Please return nothing but the lines between the line holding "Output the LaTeX" and the line holding "controls (627,405) and", both ends included, without the pictures.

____________

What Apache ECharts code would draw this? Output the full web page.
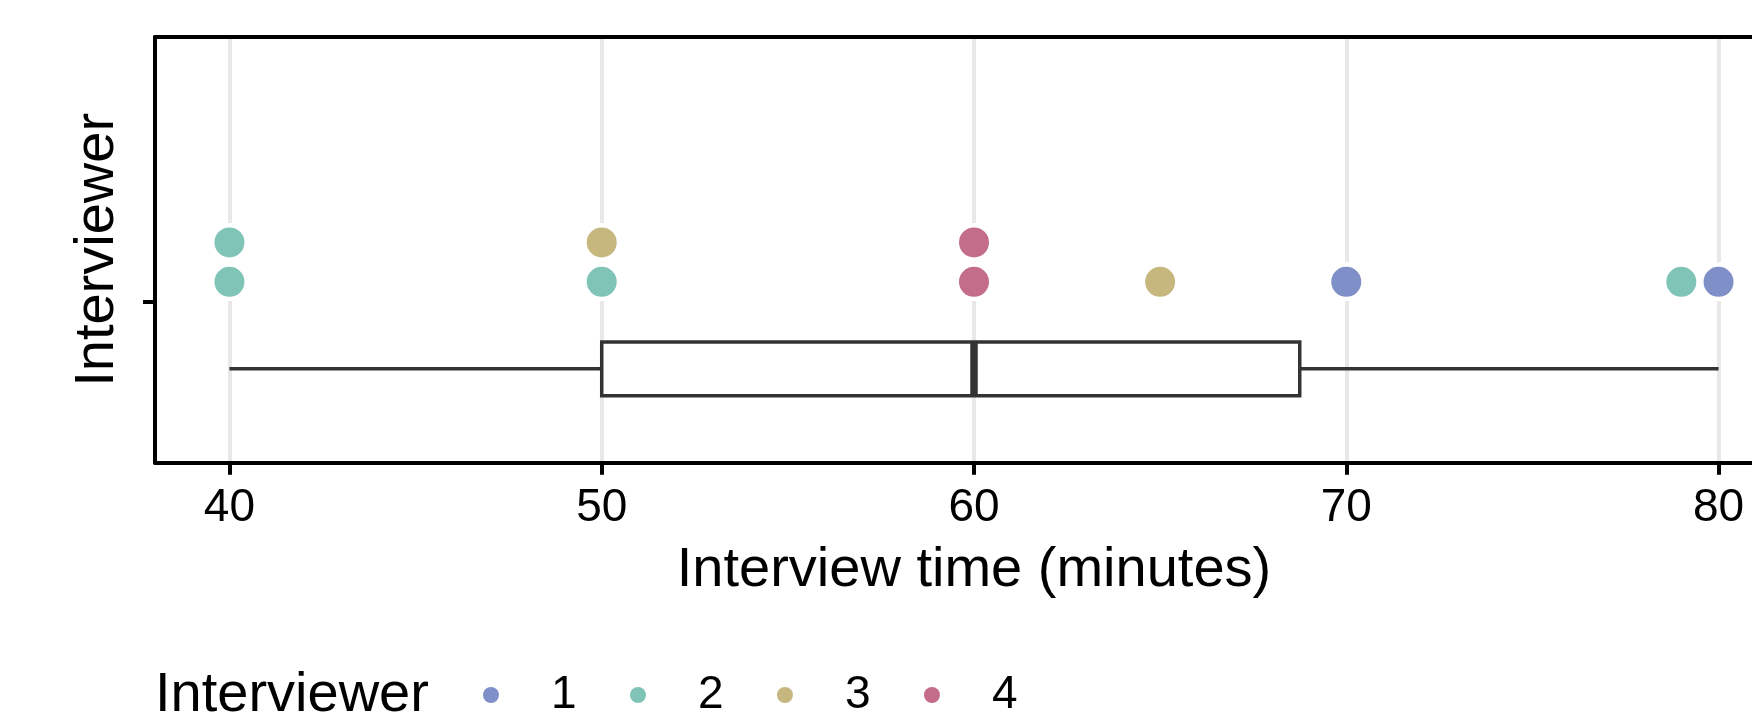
<!DOCTYPE html>
<html>
<head>
<meta charset="utf-8">
<script src="https://cdn.jsdelivr.net/npm/echarts@6/dist/echarts.min.js"></script>
<style>
  html, body { margin: 0; padding: 0; background: #ffffff; overflow: hidden; }
  /* the plotting panel runs on past the right edge of the page */
  #chart { width: 1793px; height: 717px; }
</style>
</head>
<body>
<div id="chart"></div>
<script>
// Interview durations (minutes) and who conducted each interview
const interviewTimes = [40, 40, 50, 50, 60, 60, 65, 70, 79, 80];
const interviewerIds = [2, 2, 2, 3, 4, 4, 3, 1, 2, 1];
const interviewers = ['1', '2', '3', '4'];
const interviewerColors = ['#7F8FC8', '#7FC4B6', '#C6B77F', '#C46D8B'];
// Box summary: min, Q1, median, Q3, max
const boxStats = [40, 50, 60, 68.75, 80];
const xTicks = [40, 50, 60, 70, 80];

// Layout of the single row (value units on the vertical axis)
const Y_MIN = -4.09, Y_MAX = 6.713;
const DOT_BASE = 0.5;          // first stacked dot sits half a slot above the row tick
const BOX_CENTER = -1.709;
const BOX_HALF = 0.681;
const FONT = '"Liberation Sans", Arial, Helvetica, sans-serif';

// Stack dots that share the same duration
const seen = {};
const points = interviewTimes.map((t, i) => {
  const lvl = seen[t] || 0;
  seen[t] = lvl + 1;
  return { t: t, id: String(interviewerIds[i]), lvl: lvl };
});

const dotSeries = interviewers.map((name, k) => ({
  name: name,
  type: 'scatter',
  z: 5,
  symbol: 'circle',
  symbolSize: 34.5,
  itemStyle: { color: interviewerColors[k], borderColor: '#ffffff', borderWidth: 4.5, opacity: 1 },
  emphasis: { disabled: true },
  data: points.filter(p => p.id === name).map(p => [p.t, DOT_BASE + p.lvl])
}));

const boxSeries = {
  type: 'custom',
  z: 3,
  silent: true,
  encode: { x: [0, 1, 2, 3, 4] },
  data: [boxStats],
  renderItem: function (params, api) {
    const lo = api.value(0), q1 = api.value(1), med = api.value(2), q3 = api.value(3), hi = api.value(4);
    const pLo = api.coord([lo, BOX_CENTER]);
    const pQ1 = api.coord([q1, BOX_CENTER]);
    const pQ3 = api.coord([q3, BOX_CENTER]);
    const pHi = api.coord([hi, BOX_CENTER]);
    const top = api.coord([q1, BOX_CENTER + BOX_HALF])[1];
    const bot = api.coord([q1, BOX_CENTER - BOX_HALF])[1];
    const xMed = api.coord([med, BOX_CENTER])[0];
    const stroke = '#333333';
    return {
      type: 'group',
      children: [
        { type: 'line', shape: { x1: pLo[0], y1: pLo[1], x2: pQ1[0], y2: pQ1[1] }, style: { stroke: stroke, lineWidth: 3.5 } },
        { type: 'line', shape: { x1: pQ3[0], y1: pQ3[1], x2: pHi[0], y2: pHi[1] }, style: { stroke: stroke, lineWidth: 3.5 } },
        { type: 'rect', shape: { x: pQ1[0], y: top, width: pQ3[0] - pQ1[0], height: bot - top }, style: { fill: '#ffffff', stroke: stroke, lineWidth: 3.5 } },
        { type: 'line', shape: { x1: xMed, y1: top, x2: xMed, y2: bot }, style: { stroke: stroke, lineWidth: 7.5 } }
      ]
    };
  }
};

const chart = echarts.init(document.getElementById('chart'), null, { renderer: 'canvas' });
chart.setOption({
  animation: false,
  backgroundColor: '#ffffff',
  textStyle: { fontFamily: FONT, color: '#000000' },
  grid: { left: 155, top: 37, right: 0, bottom: 254.3, containLabel: false },
  xAxis: [{
    type: 'value',
    position: 'bottom',
    min: 38,
    max: 82,
    name: 'Interview time (minutes)',
    nameLocation: 'middle',
    nameGap: 80,
    nameTextStyle: { fontSize: 56, color: '#000000', fontFamily: FONT },
    axisLine: { show: true, onZero: false, lineStyle: { color: '#000000', width: 4 } },
    axisTick: { show: true, customValues: xTicks, length: 12, lineStyle: { color: '#000000', width: 4 } },
    axisLabel: { show: true, customValues: xTicks, margin: 23, fontSize: 46, color: '#000000', fontFamily: FONT },
    splitLine: { show: true, lineStyle: { color: '#E8E8E8', width: 4 } }
  }, {
    type: 'value',
    position: 'top',
    min: 38,
    max: 82,
    axisLine: { show: true, onZero: false, lineStyle: { color: '#000000', width: 4 } },
    axisTick: { show: false },
    axisLabel: { show: false },
    splitLine: { show: false }
  }],
  yAxis: {
    type: 'value',
    min: Y_MIN,
    max: Y_MAX,
    name: 'Interviewer',
    nameLocation: 'middle',
    nameRotate: 90,
    nameGap: 29,
    nameTextStyle: { fontSize: 56, color: '#000000', fontFamily: FONT },
    axisLine: { show: true, onZero: false, lineStyle: { color: '#000000', width: 4 } },
    axisTick: { show: true, customValues: [0], length: 12, lineStyle: { color: '#000000', width: 4 } },
    axisLabel: { show: false },
    splitLine: { show: false }
  },
  legend: {
    data: interviewers,
    orient: 'horizontal',
    left: 483,
    top: 672,
    padding: 0,
    icon: 'circle',
    itemWidth: 16,
    itemHeight: 16,
    itemGap: 53.4,
    selectedMode: false,
    itemStyle: { borderWidth: 0 },
    textStyle: { fontSize: 46, color: '#000000', fontFamily: FONT, padding: [0, 0, 0, 47] }
  },
  graphic: [{
    type: 'text',
    left: 155,
    top: 668,
    style: { text: 'Interviewer', fontSize: 56, fill: '#000000', fontFamily: FONT }
  }],
  series: [boxSeries].concat(dotSeries)
});
</script>
</body>
</html>
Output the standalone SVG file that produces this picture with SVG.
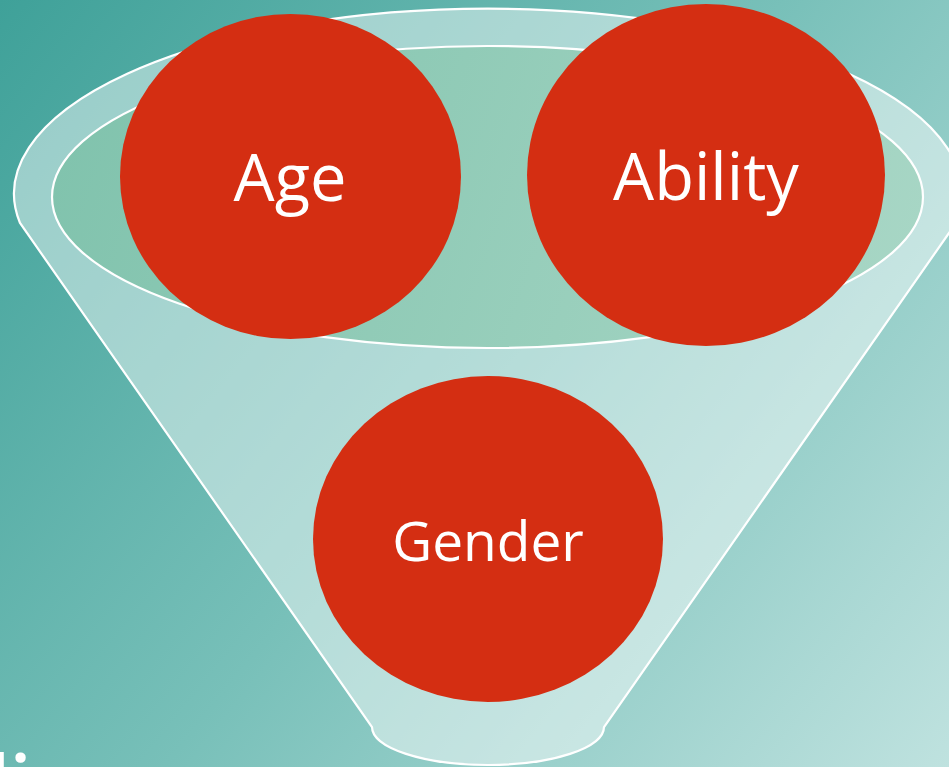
<svg xmlns="http://www.w3.org/2000/svg" width="949" height="767" viewBox="0 0 949 767">
  <defs>
    <linearGradient id="bg" x1="0" y1="0" x2="949" y2="767" gradientUnits="userSpaceOnUse">
      <stop offset="0" stop-color="#3fa199"/>
      <stop offset="0.5" stop-color="#78c0b9"/>
      <stop offset="1" stop-color="#bfe2df"/>
    </linearGradient>
    <linearGradient id="inner" x1="52" y1="46" x2="923" y2="348" gradientUnits="userSpaceOnUse">
      <stop offset="0" stop-color="#7fc2ac"/>
      <stop offset="1" stop-color="#a9d7c6"/>
    </linearGradient>
    <style>
      .rim { stroke: #ffffff; stroke-width: 2.2; }
      .funnel { fill: #ffffff; fill-opacity: 0.45; }
      .ball { fill: #d42e12; }
      .lbl { font-family: "Open Sans", "Noto Sans", sans-serif; fill: #ffffff; text-anchor: middle; }
    </style>
  </defs>
  <rect x="0" y="0" width="949" height="767" fill="url(#bg)"/>

  <g id="funnel">
    <path class="funnel rim" d="M 20 223 A 474 185 0 1 1 956 223 L 604 727 A 116 38 0 0 1 372 727 Z"/>
    <ellipse class="rim" cx="487.5" cy="197" rx="435.5" ry="151" fill="url(#inner)"/>
  </g>

  <g id="connectors"></g>

  <g id="node-age">
    <ellipse class="ball" cx="290.5" cy="176.5" rx="170.5" ry="162.5"/>
    <text class="lbl" x="290" y="201" font-size="65">Age</text>
  </g>
  <g id="node-ability">
    <ellipse class="ball" cx="706" cy="175" rx="179" ry="171"/>
    <text class="lbl" x="706" y="200" font-size="65">Ability</text>
  </g>
  <g id="node-gender">
    <ellipse class="ball" cx="488" cy="539" rx="175" ry="163"/>
    <text class="lbl" x="488" y="561" font-size="55">Gender</text>
  </g>

  <g id="corner-text">
    <text font-family="Open Sans, Noto Sans, sans-serif" font-weight="bold" font-size="60" fill="#ffffff"><tspan x="-31" y="785">u</tspan><tspan x="12" y="786">:</tspan></text>
  </g>
</svg>
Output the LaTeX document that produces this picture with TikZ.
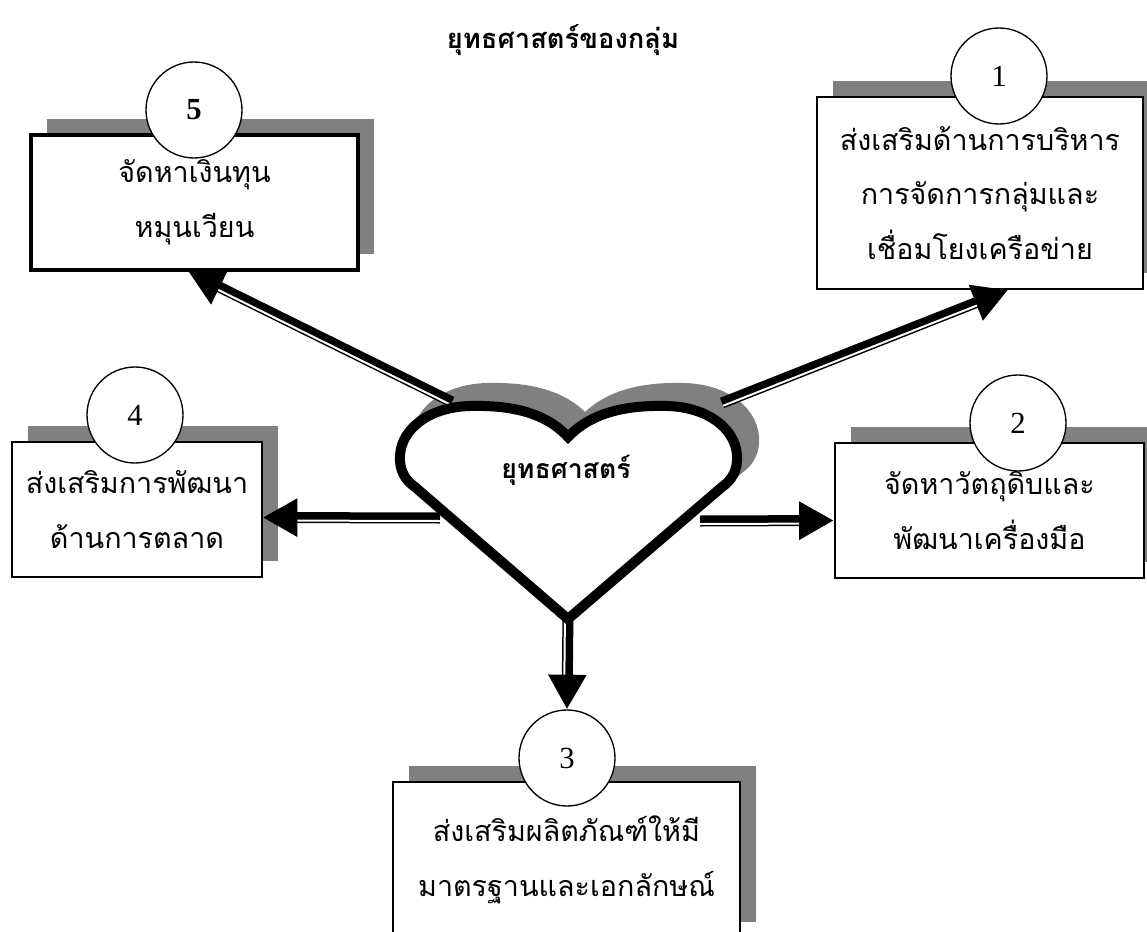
\documentclass[tikz,border=0pt]{standalone}
\usepackage{fontspec}
\setmainfont{Liberation Serif}
\newfontfamily\thaifont[Script=Thai]{Loma}
\usepackage{tikz}
\usetikzlibrary{arrows.meta, calc, shadows}
\definecolor{shadowgray}{HTML}{808080}
\newcommand{\heartpath}{(568,437) .. controls (545,412) and (510,405) .. (470,406)
    .. controls (430,407) and (402,428) .. (400,455)
    .. controls (399,470) and (405,480) .. (415,487) -- (568,619) -- (722,487)
    .. controls (732,480) and (738,470) .. (737,455)
    .. controls (735,428) and (707,407) .. (667,406)
    .. controls (627,405) and (592,412) .. (568,437) -- cycle}

\begin{document}
\begin{tikzpicture}[
    x=0.75pt, y=-0.75pt,
    box/.style={
        draw, line width=1.5pt, fill=white,
        rectangle, align=center, inner sep=0pt,
        font=\thaifont\fontsize{21.5pt}{41pt}\selectfont,
        general shadow={fill=shadowgray, shadow xshift=12pt, shadow yshift=12pt},
    },
    numcirc/.style={
        draw, line width=1pt, fill=white, circle,
        minimum size=72pt, inner sep=0pt,
        font=\fontsize{23pt}{26pt}\selectfont,
    },
    shaft/.style={line width=8.25pt, -{Triangle[length=26pt, width=27pt]}},
    gap/.style={white, line width=1.5pt},
]
\useasboundingbox (0,0) rectangle (1147,932);
\clip (0,0) rectangle (1147,932);

% Title
\node[font=\thaifont\bfseries\fontsize{20.5pt}{24pt}\selectfont] (title) at (563,40) {ยุทธศาสตร์ของกลุ่ม};

% Strategy boxes
\node[box, line width=3pt, minimum width=245pt, minimum height=101pt] (b5) at (194.5,202.5) {จัดหาเงินทุน\\หมุนเวียน};
\node[box, minimum width=244pt, minimum height=144pt] (b1) at (980,193) {ส่งเสริมด้านการบริหาร\\การจัดการกลุ่มและ\\เชื่อมโยงเครือข่าย};
\node[box, minimum width=187pt, minimum height=101pt] (b4) at (137,509.5) {ส่งเสริมการพัฒนา\\ด้านการตลาด};
\node[box, minimum width=232pt, minimum height=101pt] (b2) at (989.5,510.5) {จัดหาวัตถุดิบและ\\พัฒนาเครื่องมือ};
\node[box, minimum width=260pt, minimum height=117pt] (b3) at (566.5,860) {ส่งเสริมผลิตภัณฑ์ให้มี\\มาตรฐานและเอกลักษณ์};

% Numbers
\node[numcirc, font=\bfseries\fontsize{23pt}{26pt}\selectfont] (c5) at (194,110) {5};
\node[numcirc] (c1) at (999,76) {1};
\node[numcirc] (c4) at (135,415) {4};
\node[numcirc] (c2) at (1018,423) {2};
\node[numcirc] (c3) at (567,758) {3};

% Heart shadow
\path[fill=shadowgray, draw=shadowgray, line width=7.5pt, shift={(17,-18)}] \heartpath;

% Arrows
\coordinate (htl) at (452,402);
\coordinate (htr) at (722,403);
\coordinate (hl) at (440,518);
\coordinate (hr) at (700,521);
\coordinate (hb) at (568,612);
\coordinate (t5) at ($(b5.south)+(-6,0)$);
\coordinate (t1) at ($(b1.south)+(28,0)$);
\coordinate (t4) at ($(b4.east)+(0,8)$);
\coordinate (t2) at ($(b2.west)+(0,10)$);
\coordinate (t3) at (c3.north);
\coordinate (k5) at ($(t5)!26pt!(htl)$);
\coordinate (k1) at ($(t1)!26pt!(htr)$);
\coordinate (k4) at ($(t4)!26pt!(hl)$);
\coordinate (k2) at ($(t2)!26pt!(hr)$);
\coordinate (k3) at ($(t3)!26pt!(hb)$);

\draw[shaft] (htl) -- (t5);
\draw[gap] ($(htl)!2.25pt!90:(t5)$) -- ($(k5)!2.25pt!-90:(htl)$);
\draw[shaft] (htr) -- (t1);
\draw[gap] ($(htr)!-2.25pt!90:(t1)$) -- ($(k1)!-2.25pt!-90:(htr)$);
\draw[shaft] (hl) -- (t4);
\draw[gap] ($(hl)!2.25pt!90:(t4)$) -- ($(k4)!2.25pt!-90:(hl)$);
\draw[shaft] (hr) -- (t2);
\draw[gap] ($(hr)!-2.25pt!90:(t2)$) -- ($(k2)!-2.25pt!-90:(hr)$);
\draw[shaft] (hb) -- (t3);
\draw[gap] ($(hb)!-2.25pt!90:(t3)$) -- ($(k3)!-2.25pt!-90:(hb)$);

% Heart
\draw[fill=white, line width=7.5pt] \heartpath;
\node[font=\thaifont\bfseries\fontsize{20pt}{24pt}\selectfont] (hlabel) at (566,470) {ยุทธศาสตร์};

\end{tikzpicture}
\end{document}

____________

FINISHED EXERCISE:
Output the LaTeX document that produces this picture with TikZ.
\documentclass[tikz,border=0pt]{standalone}
\usepackage{fontspec}
\setmainfont{Liberation Serif}
\newfontfamily\thaifont[Script=Thai]{Loma}
\usepackage{tikz}
\usetikzlibrary{arrows.meta, calc, shadows}
\definecolor{shadowgray}{HTML}{808080}
\newcommand{\heartpath}{(568,437) .. controls (545,412) and (510,405) .. (470,406)
    .. controls (430,407) and (402,428) .. (400,455)
    .. controls (399,470) and (405,480) .. (415,487) -- (568,619) -- (722,487)
    .. controls (732,480) and (738,470) .. (737,455)
    .. controls (735,428) and (707,407) .. (667,406)
    .. controls (627,405) and (592,412) .. (568,437) -- cycle}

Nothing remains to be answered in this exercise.